Primary amoebic meningoencephalitis (PAM) is a very rare, but almost always fatal disease caused by a free-living amoeba commonly found in warm water lakes and ponds in the Southern United States. The amoeba, Naegleria fowleri, enters the human body through the nose or sometimes the ear. Within days, the victim suffers severe headaches, nausea, slips into a coma and then dies.

The illness is difficult to diagnose and even more difficult to treat. Another frightening aspect of the amoeba is its prevalence in freshwater ponds and lakes throughout Florida, including the Tampa Bay area.

Health department officials in area counties say testing for the amoeba’s presence is cost-prohibitive, but also unnecessary since it probably exists in nearly every closed, untreated body of freshwater.

The only way to ensure protection is to avoid swimming in waters that have the amoeba.

“Basically the organism likes to stay in the surface mud layer in a spot where there isn’t a lot of changeover in the water,” environmental specialist Charles Vogt said. “Swimming lakes that have a huge changeover and keep the water moving and diluted greatly reduces the possibility of an infection.”

Vogt said that does not mean it won’t occur, but people can prevent themselves from becoming infected.

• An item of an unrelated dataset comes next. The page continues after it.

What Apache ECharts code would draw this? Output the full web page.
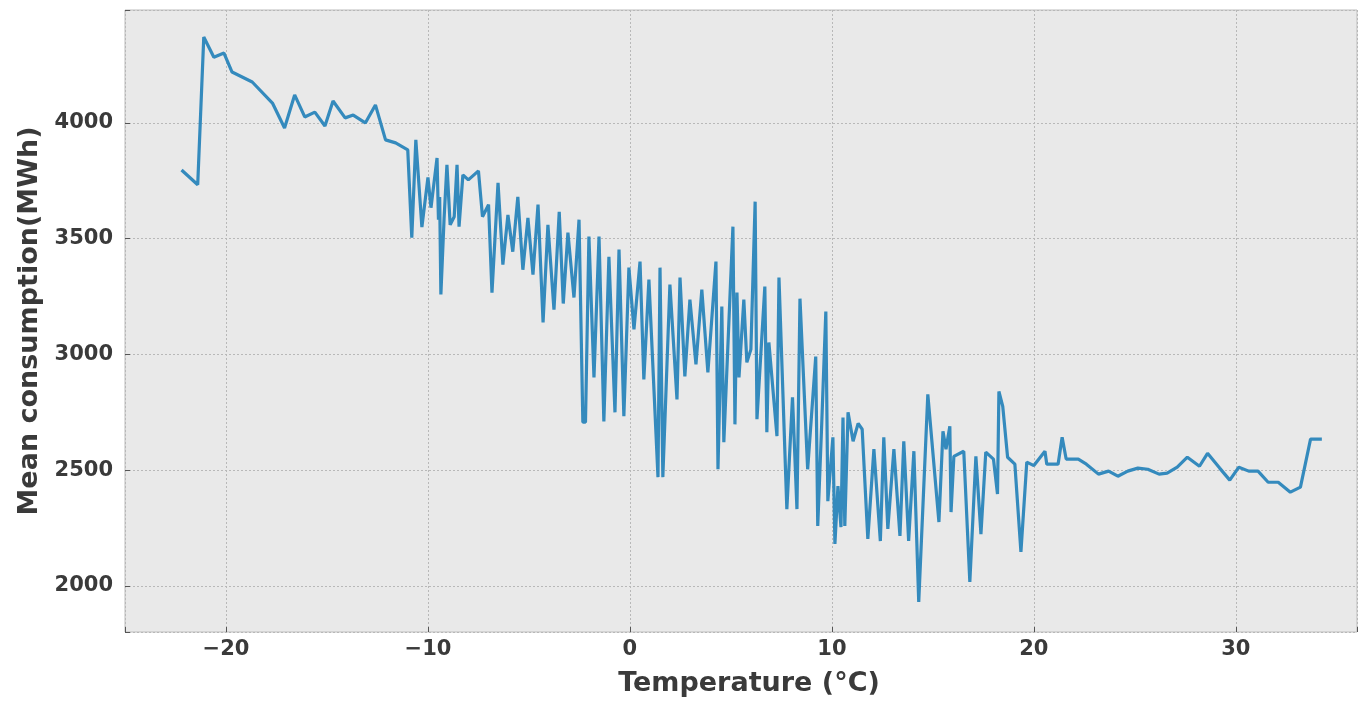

“It really shows up when it’s hot, so steer clear of swimming in these places when it’s really hot,” he said.

Bob Washam, director of the environmental division of the Martin County Health Department, said Martin has no lakes permitted for bathing. There is a permitted swimming area at Jonathan Dickinson State Park that being part of the Loxahatchee River is brackish water.

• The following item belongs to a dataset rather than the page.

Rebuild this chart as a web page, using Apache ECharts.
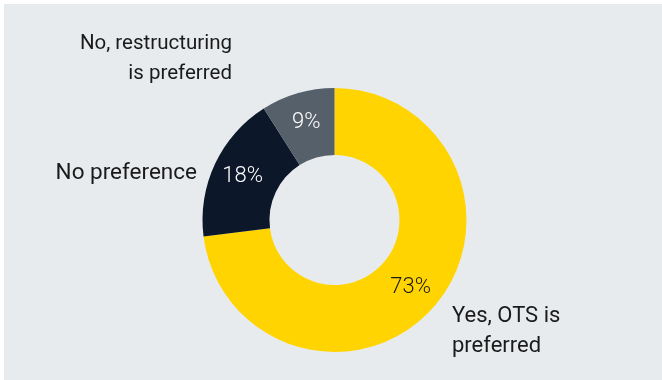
<!DOCTYPE html>
<html>
<head>
<meta charset="utf-8">
<script src="https://cdn.jsdelivr.net/npm/echarts@6/dist/echarts.min.js"></script>
<style>
  html, body { margin: 0; padding: 0; background: #ffffff; }
  #chart { position: absolute; left: 4px; top: 4px; width: 658px; height: 376px; }
</style>
</head>
<body>
<div id="chart"></div>
<script>
// Survey answers and their shares (%)
const categories = ['Yes, OTS is\npreferred', 'No preference', 'No, restructuring\nis preferred'];
const shares = [73, 18, 9];
const sliceColors = ['#ffd400', '#0c1729', '#56606b'];
const valueLabelColors = ['#1a1a1a', '#ffffff', '#ffffff'];

// Where each category name sits beside the ring, and its type size
const namePlacement = [
  { x: 448, y: 327, align: 'left', size: 22 },
  { x: 193, y: 169, align: 'right', size: 22.5 },
  { x: 228, y: 55, align: 'right', size: 20.5 }
];

const chart = echarts.init(document.getElementById('chart'));

const ringData = categories.map((name, i) => ({
  name: name,
  value: shares[i],
  itemStyle: { color: sliceColors[i] },
  label: { color: valueLabelColors[i] }
}));

const nameData = categories.map((name, i) => ({
  name: name,
  value: shares[i],
  label: { fontSize: namePlacement[i].size }
}));

const font = 'Roboto, "Noto Sans", sans-serif';

chart.setOption({
  backgroundColor: '#e8ebee',
  animation: false,
  series: [
    {
      type: 'pie',
      center: [330.5, 216],
      radius: [65, 132],
      startAngle: 90,
      clockwise: true,
      silent: true,
      data: ringData,
      label: {
        show: true,
        position: 'inside',
        formatter: '{c}%',
        fontFamily: font,
        fontSize: 22,
        fontWeight: 300
      },
      labelLine: { show: false }
    },
    {
      type: 'pie',
      center: [330.5, 216],
      radius: [65, 132],
      startAngle: 90,
      clockwise: true,
      silent: true,
      data: nameData,
      itemStyle: { color: 'rgba(0,0,0,0)' },
      label: {
        show: true,
        position: 'outside',
        formatter: '{b}',
        color: '#1a1a1a',
        fontFamily: font,
        lineHeight: 30
      },
      labelLine: { show: false },
      labelLayout: function (params) {
        const p = namePlacement[params.dataIndex];
        return { x: p.x, y: p.y, align: p.align, verticalAlign: 'middle' };
      }
    }
  ]
});
</script>
</body>
</html>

However residents may still unwisely choose to swim in private retention ponds or canals.

“There has never been a case of N. fowleri in Martin County, but there was one in Orange County last year,” he said. “Here the main danger in freshwater lakes is alligators.”

Washam said “it’s probably in a lot” of the freshwater ponds and lakes in the county and he would recommend parents not let their children dive or swim in them.

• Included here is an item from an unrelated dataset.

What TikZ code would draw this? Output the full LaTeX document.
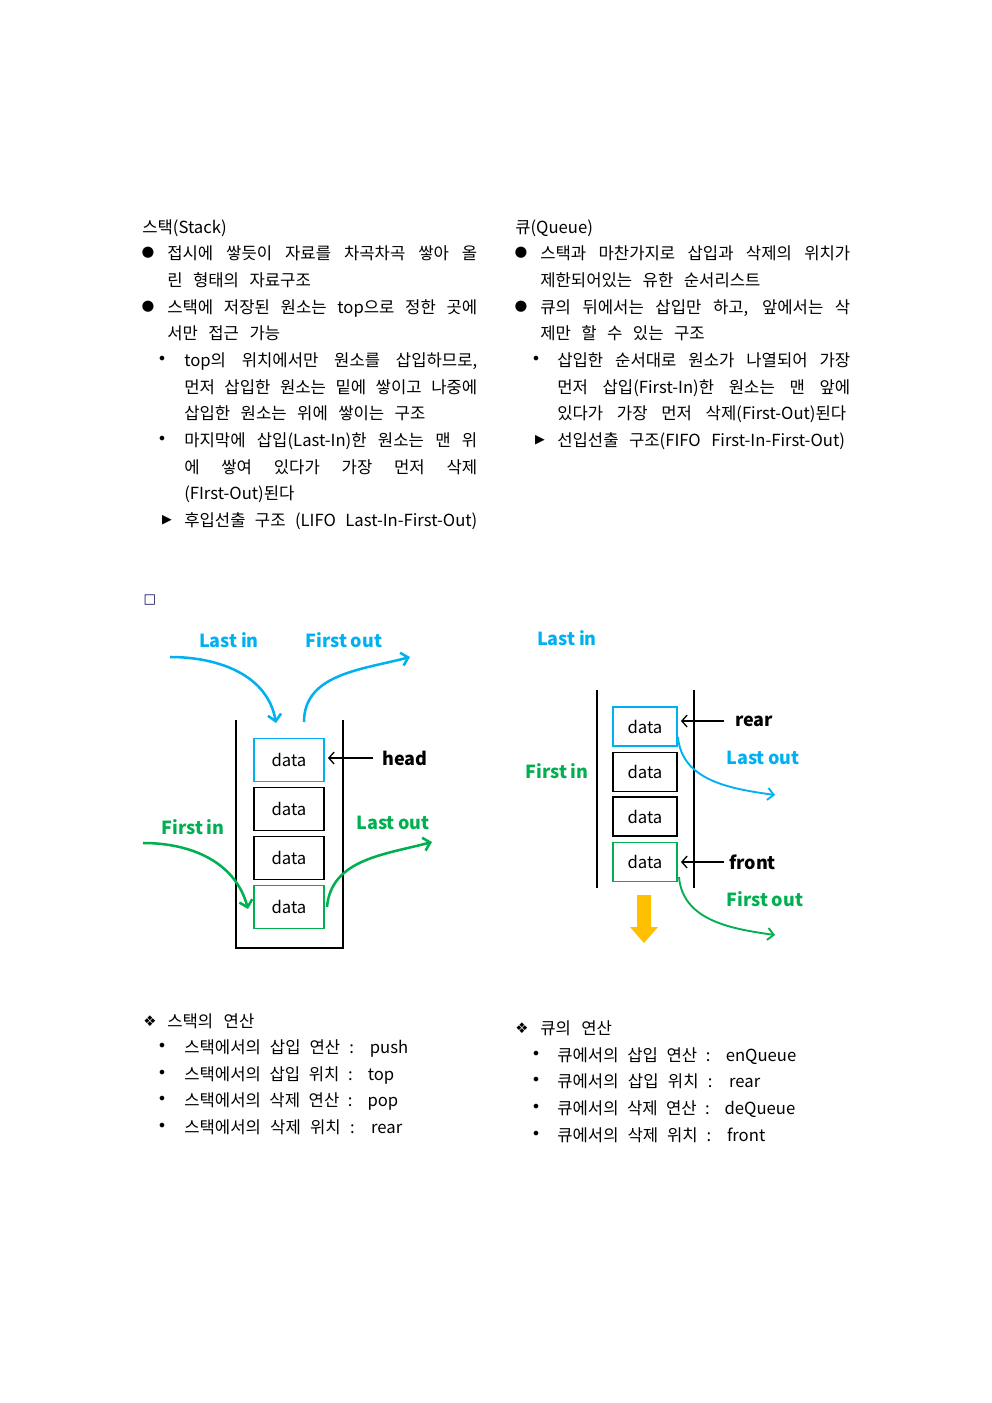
\documentclass[tikz,border=0pt]{standalone}
\usepackage{fontspec}
\setmainfont{Noto Sans CJK KR}[WordSpace=2.8]
\newfontfamily\symfont{DejaVu Sans}
\usetikzlibrary{arrows.meta}
\usepackage{xcolor}

\newlength\pxu
\setlength\pxu{0.75pt}
\definecolor{qcyan}{RGB}{0,176,240}
\definecolor{qgreen}{RGB}{0,176,80}
\definecolor{qorange}{RGB}{255,192,0}
\newcommand\bodyfont{\fontsize{12.5}{15}\selectfont}
\newcommand\lblfont{\fontsize{13.5}{13.5}\selectfont\bfseries\spaceskip=0.2em\relax}
\newcommand\wl[2]{\makebox[#1\pxu][s]{\spaceskip=0.2em plus 1fil\relax #2}}
\newcommand\jfull[1]{\wl{310}{#1}}
\newcommand\jsub[1]{\wl{293}{#1}}

\tikzset{
  txt/.style={anchor=base west, inner sep=0pt, font=\bodyfont},
  bigdot/.style={inner sep=0pt, font=\symfont\fontsize{11}{11}\selectfont},
  smalldot/.style={inner sep=0pt, font=\symfont\fontsize{12}{12}\selectfont},
  tri/.style={inner sep=0pt, font=\symfont\fontsize{9.5}{9.5}\selectfont},
  diam/.style={inner sep=0pt, font=\symfont\fontsize{11}{11}\selectfont},
  databox/.style={draw, line width=1.4pt, minimum width=70\pxu, minimum height=43\pxu, inner sep=0pt, font=\fontsize{12.5}{12.5}\selectfont},
  qbox/.style={databox, minimum width=64\pxu, minimum height=39\pxu},
  lbl/.style={inner sep=0pt, font=\lblfont},
  sarrow/.style={line width=1.9pt, -{Straight Barb[length=5pt,width=10pt]}},
  qarrow/.style={line width=1.4pt, -{Straight Barb[length=4.5pt,width=9pt]}},
  ptr/.style={line width=1pt, -{Straight Barb[length=4pt,width=9pt]}},
}

\begin{document}
\begin{tikzpicture}[x=0.75pt, y=-0.75pt]

    \useasboundingbox[fill=white] (0,0) rectangle (992,1403);

    % stack text
    \node[txt] (st0) at (142,233) {스택(Stack)};
    \node[bigdot] (sb1) at (148,253) {●};
    \node[txt] (st1) at (167,259) {\jfull{접시에 쌓듯이 자료를 차곡차곡 쌓아 올}};
    \node[txt] (st2) at (167,286) {린 형태의 자료구조};
    \node[bigdot] (sb2) at (148,307) {●};
    \node[txt] (st3) at (167,313) {\jfull{스택에 저장된 원소는 top으로 정한 곳에}};
    \node[txt] (st4) at (167,339) {서만 접근 가능};
    \node[smalldot] (sb3) at (162,360) {•};
    \node[txt] (st5) at (184,366) {\jsub{top의 위치에서만 원소를 삽입하므로,}};
    \node[txt] (st6) at (184,393) {\jsub{먼저 삽입한 원소는 밑에 쌓이고 나중에}};
    \node[txt] (st7) at (184,419) {삽입한 원소는 위에 쌓이는 구조};
    \node[smalldot] (sb4) at (162,440) {•};
    \node[txt] (st8) at (184,446) {\jsub{마지막에 삽입(Last-In)한 원소는 맨 위}};
    \node[txt] (st9) at (184,473) {\jsub{에 쌓여 있다가 가장 먼저 삭제}};
    \node[txt] (st10) at (184,499) {(FIrst-Out)된다};
    \node[tri] (sb5) at (167,520) {▶};
    \node[txt] (st11) at (184,526) {\jsub{후입선출 구조 (LIFO Last-In-First-Out)}};

    % queue text
    \node[txt] (qt0) at (515,233) {큐(Queue)};
    \node[bigdot] (qb1) at (521,253) {●};
    \node[txt] (qt1) at (540,259) {\jfull{스택과 마찬가지로 삽입과 삭제의 위치가}};
    \node[txt] (qt2) at (540,286) {제한되어있는 유한 순서리스트};
    \node[bigdot] (qb2) at (521,307) {●};
    \node[txt] (qt3) at (540,313) {\jfull{큐의 뒤에서는 삽입만 하고, 앞에서는 삭}};
    \node[txt] (qt4) at (540,339) {제만 할 수 있는 구조};
    \node[smalldot] (qb3) at (536,360) {•};
    \node[txt] (qt5) at (557,366) {\jsub{삽입한 순서대로 원소가 나열되어 가장}};
    \node[txt] (qt6) at (557,393) {\jsub{먼저 삽입(First-In)한 원소는 맨 앞에}};
    \node[txt] (qt7) at (557,419) {\wl{289}{있다가 가장 먼저 삭제(First-Out)된다}};
    \node[tri] (qb4) at (540,440) {▶};
    \node[txt] (qt8) at (557,446) {선입선출 구조(FIFO First-In-First-Out)};

    \node[inner sep=0pt, text=black!65!blue, font=\symfont\fontsize{10}{10}\selectfont] (sq) at (150,600) {□};

    % stack picture
    \draw[line width=1.1pt] (236,720) -- (236,948) -- (343,948) -- (343,720);

    \node[databox, draw=qcyan] (s1) at (289,760) {data};
    \node[databox] (s2) at (289,809) {data};
    \node[databox] (s3) at (289,858) {data};
    \node[databox, draw=qgreen] (s4) at (289,907) {data};

    \node[lbl, text=qcyan] (slastin) at (229,640) {Last in};
    \node[lbl, text=qcyan] (sfirstout) at (344,640) {First out};
    \node[lbl, text=qgreen] (sfirstin) at (193,827) {First in};
    \node[lbl, text=qgreen] (slastout) at (393,823) {Last out};
    \node[lbl, anchor=west] (head) at (382,758) {head};

    \draw[ptr, shorten <=9\pxu, shorten >=3\pxu] (head.west) -- (head.west -| s1.east);

    \coordinate (a1) at (170,657);
    \coordinate (a2) at (276,723);
    \coordinate (b1) at (304,722);
    \coordinate (b2) at (410,657);
    \coordinate (c1) at (143,843);
    \coordinate (c2) at (248,909);
    \coordinate (d1) at (327,907);
    \coordinate (d2) at (432,842);

    \draw[sarrow, qcyan] (a1) to[out=0, in=100] (a2);
    \draw[sarrow, qcyan] (b1) to[out=90, in=195] (b2);
    \draw[sarrow, qgreen] (c1) to[out=0, in=105] (c2);
    \draw[sarrow, qgreen] (d1) to[out=85, in=195] (d2);

    % queue picture
    \draw[line width=1.1pt] (597,690) -- (597,888);
    \draw[line width=1.1pt] (694,690) -- (694,888);

    \node[qbox, draw=qcyan] (q1) at (645,726.5) {data};
    \node[qbox] (q2) at (645,772) {data};
    \node[qbox] (q3) at (645,816.5) {data};
    \node[qbox, draw=qgreen] (q4) at (645,862) {data};

    \node[lbl, text=qcyan] (qlastin) at (567,638) {Last in};
    \node[lbl, text=qgreen] (qfirstin) at (557,771) {First in};
    \node[lbl, text=qcyan] (qlastout) at (763,758) {Last out};
    \node[lbl, text=qgreen] (qfirstout) at (765,899) {First out};
    \node[lbl, anchor=west] (rear) at (735,721) {rear};
    \node[lbl, anchor=west] (front) at (729,862) {front};

    \draw[ptr, shorten <=11\pxu, shorten >=3\pxu] (rear.west) -- (rear.west -| q1.east);
    \draw[ptr, shorten <=5\pxu, shorten >=3\pxu] (front.west) -- (front.west -| q4.east);

    \coordinate (e1) at (678,737);
    \coordinate (e2) at (775,795);
    \coordinate (f1) at (679,877);
    \coordinate (f2) at (775,935);

    \draw[qarrow, qcyan] (e1) to[out=-85, in=172] (e2);
    \draw[qarrow, qgreen] (f1) to[out=-85, in=172] (f2);

    \fill[qorange] (637,895) -- (651,895) -- (651,927) -- (658,927) -- (644,943)
        -- (630,927) -- (637,927) -- cycle;

    % operations
    \node[diam] (sd0) at (150,1021) {❖};
    \node[txt] (so0) at (167,1027) {스택의 연산};
    \node[smalldot] (sd1) at (162,1047) {•};
    \node[txt] (so1) at (184,1053) {\wl{224}{스택에서의 삽입 연산 : push}};
    \node[smalldot] (sd2) at (162,1074) {•};
    \node[txt] (so2) at (184,1080) {\wl{210}{스택에서의 삽입 위치 : top}};
    \node[smalldot] (sd3) at (162,1100) {•};
    \node[txt] (so3) at (184,1106) {\wl{214}{스택에서의 삭제 연산 : pop}};
    \node[smalldot] (sd4) at (162,1127) {•};
    \node[txt] (so4) at (184,1133) {\wl{218}{스택에서의 삭제 위치 : rear}};

    \node[diam] (qd0) at (522,1028) {❖};
    \node[txt] (qo0) at (540,1034) {큐의 연산};
    \node[smalldot] (qd1) at (536,1055) {•};
    \node[txt] (qo1) at (557,1061) {\wl{239}{큐에서의 삽입 연산 : enQueue}};
    \node[smalldot] (qd2) at (536,1081) {•};
    \node[txt] (qo2) at (557,1087) {\wl{203}{큐에서의 삽입 위치 : rear}};
    \node[smalldot] (qd3) at (536,1108) {•};
    \node[txt] (qo3) at (557,1114) {\wl{238}{큐에서의 삭제 연산 : deQueue}};
    \node[smalldot] (qd4) at (536,1135) {•};
    \node[txt] (qo4) at (557,1141) {\wl{208}{큐에서의 삭제 위치 : front}};

\end{tikzpicture}
\end{document}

“I hate to hear about it happening to child,” he said. “It’s always fast and fatal.”

N. fowleri infects its host when water enters the nose. The amoeba then migrates along the olfactory nerve into the brain. Once there, it multiplies and actually feeds on brain cells killing them quickly, and affecting the entire central nervous system.

Symptoms include loss of smell followed by severe headaches, vomiting and fever until rapid onset of coma and then death.

The scientific community uses the word “rare” to describe the incidence of infection by this tiny pathogenic organism, but super rare is probably the more appropriate term. Although first identified in 1965 in Australia, U.S. cases have been attributed as early as 1937. Since then, 125 cases have been reported.

Unfortunately, because of the nature of its attack, N. fowleri is almost always fatal. Of the 125 cases reported, 124 resulted in death.

In 2007, six cases of PAM in the United States were reported to the Centers for Disease Control, including three from Florida. All six patients died. In 2009, the one U.S. death reported was from Florida.

The problem with treatment of the disease is its diagnosis. Symptoms of PAM are similar to viral meningitis or bacterial meningitis, also serious illnesses, but with much better success rates for treatment. PAM requires visual inspection of the spinocerebral fluid to determine presence of the amoebae.

What to know about Naegleria infections

Caused by a freshwater amoeba, most active July-September

Infects people primarily through the nose

Infections are extremely rare, but almost always fatal

Initial symptoms start one to 14 days after infection

Seek immediate help if fever, headaches, stiff neck or vomiting develop

In the United States, there were 121 cases documented between 1937-2007 with just one survivor

Between 1998 and 2007, there were 33 U.S. deaths primarily in Southern states, including Florida

There were four deaths in Florida in 2007

During a similar 10-year period, in comparison, there were 36,000 drowning deaths in the United States.